190. Here, section 271(1)(c) is one such provision. With calamitous, albeit commercial, consequences, the provision is mandatory and brooks no trifling with or dilution. For a further precedential prop, we may refer to Rajesh Kumar v. CIT [2007] 27 SCC 181, in which the Apex Court has quoted with approval its earlier judgment in State of Orissa v. Dr. Binapani Dei AIR 1967 SC 1269. According to it, when by reason of action on the part of a statutory authority, civil or evil consequences ensue, principles of natural justice must be followed. In such an event, although no express provision is laid down on this behalf, compliance with principles of natural justice would be implicit. If a statue contravenes the principles of natural justice, it may also be held ultra vires Article 14 of the Constitution.
191. As a result, we hold that Dilip N. Shroff Case (supra) treats omnibus show-cause notices as betraying non-application of mind and disapproves of the practice, to be particular, of issuing notices in printed form without deleting or striking off the inapplicable parts of that generic notice.
Conclusion:
We have, thus, answered the reference as required by us; so we direct the Registry to place these two Tax Appeals before the Division Bench concerned for further adjudication.”

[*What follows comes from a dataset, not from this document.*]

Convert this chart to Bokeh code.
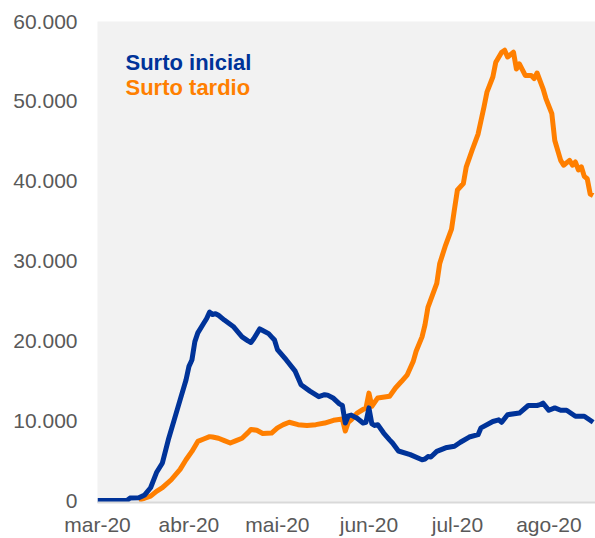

4. Similar view was taken by the Hon’ble Jurisdictional High Court in the case of PCIT vs Sahara India Life Insurance Co. Ltd reported in 432 ITR 84(Del) wherein it was held as under:-
“21. The Respondent had challenged the upholding of the penalty imposed under section 271(1) (c) of the Act, which was accepted by the ITAT. It followed the decision of the Karnataka High Court in CIT v. Manjunatha Cotton & Ginning Factory [2013] 35 taxmann.com 250/218 Taxman 423/359 ITR 565 and observed that the notice issued by the AO would be bad in law if it did not specify which limb of section 271(1)(c) the penalty proceedings had been initiated under i.e. whether for concealment of particulars of income or for furnishing of inaccurate particulars of income. The Karnataka High Court had followed the above judgment in the subsequent order in CIT v. SSA’s Emerald Meadows [2016] 73 taxmann.com 241, the appeal against which was dismissed by the Supreme Court of India in SLP No. 11485 of 2016 by order dated 5th August, 2016.
22. On this issue again this Court is unable to find any error having been committed by the ITAT. No substantial question of law arises.
23. The appeals are accordingly dismissed.”
5. In the instant case, on perusal of the penalty notice placed on record dated 24.12.2009, it is evident that the ld. AO had not struck off the irrelevant portion thereon mentioning the specific offence committed by the assessee. The ratio laid down in the aforesaid decision of Hon’ble High Courts squarely applies to the facts of the instant case before us. Hence we direct the ld. AO to delete the penalty levied u/s 271(1)(c) of the Act . Accordingly, the Grounds raised by the assessee in its cross objection are allowed.
6. In view of the aforesaid decision in cross objection of the assessee, the grounds raised by the revenue in its main appeal becomes academic in nature.
7. In the result, the appeal of the revenue is dismissed and cross objection of the assessee is allowed.
Order pronounced in the open court on 11/10/2024.